The US government debt and unfunded liabilities are too large to ever be repaid.  Any serious analyst knows this.  The question is when do these debts become too large to service.

There will be a point that the U.S. government not have enough dollars to fulfill its present obligations.  That is when the US will default.  The Fed will let it default in order to save itself.

Remember there are only two ways the government can collect revenue.  It can tax or it can borrow.  The Federal reserve is the one with the printing press, not the government.  The government must borrow the money by issuing bonds, notes and bills.  The Fed then monetizes the debt by creating the dollars out of thin air to buy the bonds when it engages in quantitative easing.

The debt is constantly being rolled over plus new debt is added to fund the current years deficit.  All of this is possible now because the interest rates demanded by the market are so low.  The Fed has been able to soak up supply without spooking the rest of the market into demanding higher rates.

When the interest rates do rise, the additional nominal interest on the debt in dollars will increase.  This only applies to new debt issuance, but since the government is constantly issuing new and rolled over debt it is a constant concern.

There will come a point when the US will default.  It is inevitable.

That point is when the higher interest payments required by the market in dollar terms exceed the amount of new debt the government can issue.

An example will clarify.  Suppose someone has $100,000 in credit card debt at 1% interest.  He has to pay $1,000 a year to cover the interest burden.  Now suppose like the US government he also runs a deficit.  It doesn't matter what his salary is.  The point is he spends more than he earns.  Say his personal deficit on present items is $5,000.  That plus his interest on his debt is $6,000.  This means in order to stay solvent he has to borrow an additional $6,000.  His new debt is $106,000.
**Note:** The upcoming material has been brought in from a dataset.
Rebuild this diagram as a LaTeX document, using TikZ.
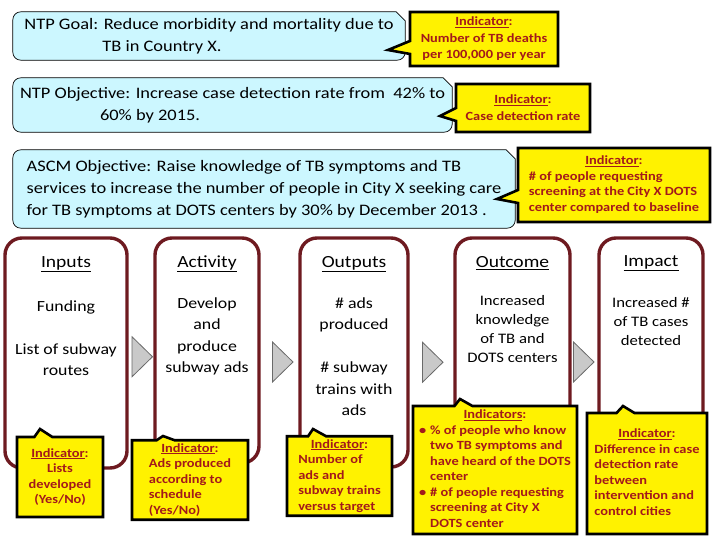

This can continue forever if interest rates stay the same and he is able to borrow unlimited amounts with his line of credit. The problem occurs when rates rise.  In the real world, the act of borrowing more money will in and of itself cause you to have to pay a higher interest rate.

In this example if the credit card issuer were to realize the real default risk and suddenly adjusted his rate to a more realistic number of 6%,  the interest payment on $106,000 would be $6,036.  At that point he cannot continue the can kicking.  The increased dollar cost of interest exceeds the $6,000 he needs make the payments on his already existing debt and yearly deficit.

When will this point occur for the US government?  It will occur when existing debt holders stop buying new debt in larger dollar amounts than the Fed is doing in QE.  Technically the Fed could create the money to buy all the bonds needed to finance the debt and current deficit, but that would certainly be the death of the dollar as a currency.

If one assumes the Fed would like to survive, it needs the dollar to not completely hyperinflate to worthlessness.  The only way to do that would be to not buy the bonds when the market is panicking to unload them.  Let interest rates rise and yes let the US default on its debt.